Neither Black Nor White: Asians in the American Racial Imaginary

English_2024-05-03
03 May 2024 10.30 AM - 12.00 PM SHHK Seminar Room 6 Alumni, Current Students, Industry/Academic Partners, Prospective Students, Public
Organised by:
Samuel Wee

Based on my recent memoir, Biting the Hand: Growing Up Asian in Black and White America (Henry Holt, 2023), this talk explores the uneasy space Asian Americans occupy in the American racial imaginary. Combining lived experience and theory, I analyze how myths of the model minority and perpetual foreigner shore up anti-blackness and white supremacy. Ultimately, I argue for Asian Americans' vital role in cross-racial coalition-building and decolonization. 
 
Julia Lee is a Korean American writer, scholar, and teacher, currently lecturing in Okinawa, Japan, through the Fulbright program.

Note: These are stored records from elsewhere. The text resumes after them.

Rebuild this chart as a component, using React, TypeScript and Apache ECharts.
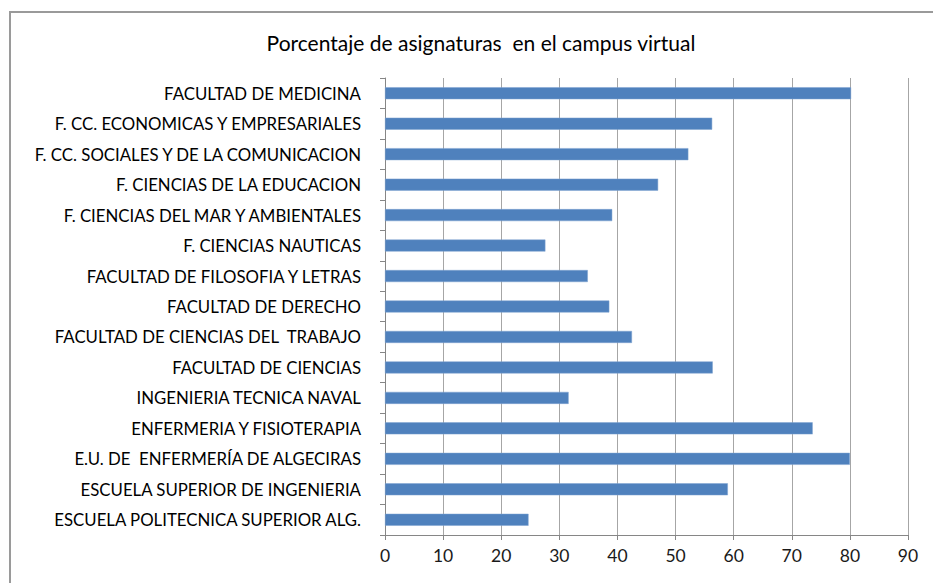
import React, { useEffect, useRef } from "react";
import * as echarts from "echarts";

const categories: string[] = [
  "FACULTAD DE MEDICINA",
  "F. CC. ECONOMICAS Y EMPRESARIALES",
  "F. CC. SOCIALES Y DE LA COMUNICACION",
  "F. CIENCIAS DE LA EDUCACION",
  "F. CIENCIAS DEL MAR Y AMBIENTALES",
  "F. CIENCIAS NAUTICAS",
  "FACULTAD DE FILOSOFIA Y LETRAS",
  "FACULTAD DE DERECHO",
  "FACULTAD DE CIENCIAS DEL  TRABAJO",
  "FACULTAD DE CIENCIAS",
  "INGENIERIA TECNICA NAVAL",
  "ENFERMERIA Y FISIOTERAPIA",
  "E.U. DE  ENFERMERÍA DE ALGECIRAS",
  "ESCUELA SUPERIOR DE INGENIERIA",
  "ESCUELA POLITECNICA SUPERIOR ALG.",
];

const values: number[] = [
  80.2, 56.3, 52.2, 47.0, 39.1, 27.6, 34.9, 38.6, 42.5, 56.4, 31.6, 73.6, 80.0, 59.0, 24.7,
];

const titleText = "Porcentaje de asignaturas  en el campus virtual";

const FONT = "Lato, 'Open Sans', sans-serif";

export default function App() {
  const ref = useRef<HTMLDivElement>(null);
  useEffect(() => {
    if (!ref.current) return;
    const chart = echarts.init(ref.current, undefined, { renderer: "svg" });
    chart.setOption({
      animation: false,
      backgroundColor: "#ffffff",
      title: {
        text: titleText,
        left: 476,
        textAlign: "center",
        top: 27,
        textStyle: { fontFamily: FONT, fontSize: 21, fontWeight: "normal", color: "#000" },
      },
      graphic: [
        {
          type: "rect",
          shape: { x: 10, y: 12, width: 960, height: 620 },
          style: { fill: "none", stroke: "#9a9a9a", lineWidth: 2 },
          silent: true,
        },
      ],
      grid: { left: 385, right: 25, top: 78, bottom: 48, containLabel: false },
      xAxis: {
        type: "value",
        min: 0,
        max: 90,
        interval: 10,
        axisLine: { show: true, lineStyle: { color: "#868686" } },
        axisTick: { show: true, length: 5, lineStyle: { color: "#868686" } },
        splitLine: { show: true, lineStyle: { color: "#a6a6a6", width: 1 } },
        axisLabel: { fontFamily: FONT, fontSize: 17.5, color: "#1a1a1a", margin: 11 },
      },
      yAxis: {
        type: "category",
        data: categories,
        inverse: true,
        axisLine: { show: true, lineStyle: { color: "#868686" } },
        axisTick: { show: true, length: 5, lineStyle: { color: "#868686" } },
        splitLine: { show: false },
        axisLabel: { fontFamily: FONT, fontSize: 16.8, color: "#000", margin: 24 },
      },
      series: [
        {
          type: "bar",
          data: values,
          barWidth: 12,
          itemStyle: { color: "#4f81bd", borderColor: "#7ea3d0", borderWidth: 0.5 },
        },
      ],
    });
    return () => chart.dispose();
  }, []);
  return (
    <div
      ref={ref}
      style={{ position: "fixed", left: 0, top: 0, width: 933, height: 583 }}
    />
  );
}
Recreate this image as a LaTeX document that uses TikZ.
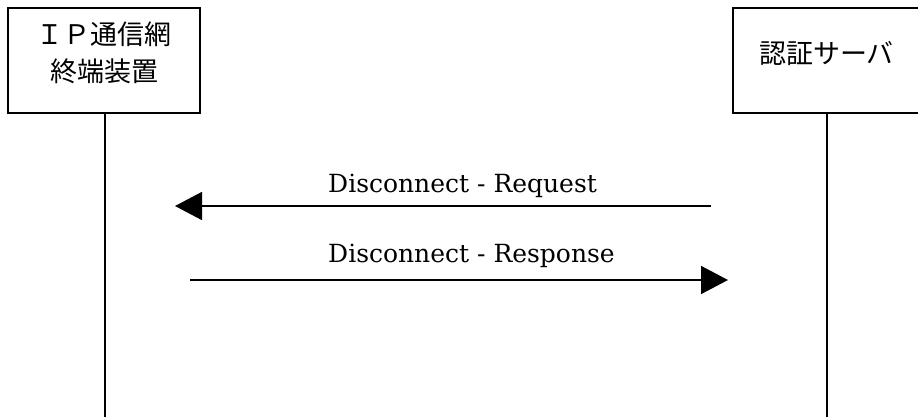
\documentclass[tikz,border=0pt]{standalone}
\usepackage{fontspec}
\setmainfont{DejaVu Serif}
\newfontfamily\jpfont{Noto Sans CJK JP}
\usepackage{tikz}
\usetikzlibrary{arrows.meta}

\begin{document}
\begin{tikzpicture}[x=1pt,y=-1pt,
		actor/.style={shape=rectangle,draw=black,line width=1.2pt,minimum height=105pt,align=center,font=\jpfont\fontsize{27}{37}\selectfont},
		life/.style={line width=1.6pt},
		msg/.style={line width=1.6pt,-{Triangle[length=27pt,width=28pt]}},
		msglabel/.style={anchor=base west,inner sep=0pt,font=\fontsize{25}{30}\selectfont}]
		\useasboundingbox (0,0) rectangle (918,416);
		\node[actor,minimum width=192pt,text depth=17pt] (term) at (104,60.5) {ＩＰ通信網\\終端装置};
		\node[actor,minimum width=187pt,text depth=17pt] (auth) at (826.5,60.5) {認証サーバ};
		\coordinate (termend) at (105,418);
		\coordinate (authend) at (827,418);
		\draw [life] (term.south -| termend) -- (termend);
		\draw [life] (auth.south -| authend) -- (authend);
		\coordinate (req0) at (711,206);
		\coordinate (req1) at (175,206);
		\coordinate (res0) at (190,280);
		\coordinate (res1) at (728,280);
		\draw [msg] (req0) -- (req1);
		\draw [msg] (res0) -- (res1);
		\node[msglabel] (reqtxt) at (328,192) {Disconnect - Request};
		\node[msglabel] (restxt) at (328,262) {Disconnect - Response};
	\end{tikzpicture}
\end{document}
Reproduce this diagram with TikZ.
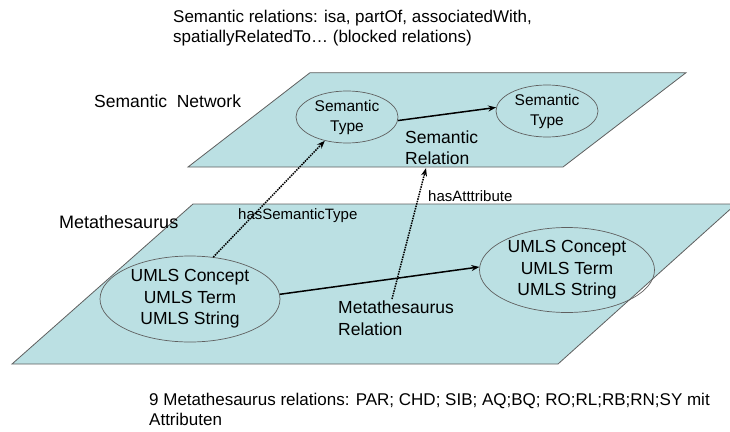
\documentclass[tikz,border=0pt]{standalone}
\usepackage{fontspec}
\setmainfont{Liberation Sans}
\usetikzlibrary{arrows.meta,shapes.geometric}
\definecolor{plane}{RGB}{187,224,227}
\definecolor{edge}{RGB}{95,95,95}
\begin{document}
\begin{tikzpicture}[x=1pt,y=-1pt,
  planestyle/.style={fill=plane,draw=edge,line width=0.8pt},
  ell/.style={ellipse,draw=edge,line width=0.7pt,inner sep=0pt,align=center},
  big/.style={font=\fontsize{17.5}{21.7}\selectfont},
  small/.style={font=\fontsize{15.5}{20}\selectfont},
  lblfont/.style={font=\fontsize{15}{18}\selectfont},
  note/.style={font=\fontsize{17}{20.5}\selectfont},
  lbl/.style={inner sep=0pt},
  solidarrow/.style={line width=1.5pt,-{Stealth[length=8pt,width=6pt]}},
  dotarrow/.style={line width=1.5pt,densely dotted,-{Stealth[length=8pt,width=6pt]}}
]
\path[use as bounding box,clip] (0,0) rectangle (730,431);
\path[planestyle] (12,364) -- (193,204) -- (736,204) -- (558,364) -- cycle;
\path[planestyle] (188,167) -- (310,72.7) -- (686,72.7) -- (563,167) -- cycle;

\node[ell,small,minimum width=102pt,minimum height=52pt] (stL) at (347,117) {Semantic\\Type};
\node[ell,small,minimum width=102pt,minimum height=52pt] (stR) at (547,111) {Semantic\\Type};
\node[ell,big,minimum width=180pt,minimum height=86pt] (umL) at (190,299) {UMLS Concept\\UMLS Term\\UMLS String};
\node[ell,big,minimum width=175pt,minimum height=85pt] (umR) at (567,270) {UMLS Concept\\UMLS Term\\UMLS String};

\node[lbl,note,anchor=north west,align=left] (title) at (173,9.6) {Semantic relations: isa, partOf, associatedWith,\\spatiallyRelatedTo… (blocked relations)};
\node[lbl,big,anchor=base west] (sn) at (94,107) {Semantic~~Network};
\node[lbl,big,anchor=north west,align=left] (sr) at (405,130.2) {Semantic\\Relation};
\node[lbl,font=\fontsize{18}{21}\selectfont,anchor=base west] (meta) at (59,228) {Metathesaurus};
\node[lbl,lblfont,anchor=base west] (hst) at (238,219) {hasSemanticType};
\node[lbl,lblfont,anchor=base west] (hat) at (428,201) {hasAtttribute};
\node[lbl,big,anchor=north west,align=left] (mr) at (338,301) {Metathesaurus\\Relation};
\node[lbl,note,anchor=north west,align=left] (bottom) at (149,392.6) {9 Metathesaurus relations: PAR; CHD; SIB; AQ;BQ; RO;RL;RB;RN;SY mit\\Attributen};

\draw[solidarrow] (stL.-4) -- (stR.176);
\draw[solidarrow] (umL.3) -- (umR.178);
\draw[dotarrow] (umL.61) -- (stL.227);
\draw[dotarrow] ([xshift=54pt,yshift=2pt]mr.north west) -- ([xshift=21pt,yshift=-3pt]sr.south west);
\end{tikzpicture}
\end{document}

She is the author of Our Gang: A Racial History of The Little Rascals and The American Slave Narrative and the Victorian Novel; the novel, By The Book, which was published under the pen name Julia Sonneborn; and a memoir, Biting the Hand: Growing Up Asian in Black and White America. She is an associate professor of English at Loyola Marymount University, where she teaches Black and Asian American literature. She lives with her family in Los Angeles.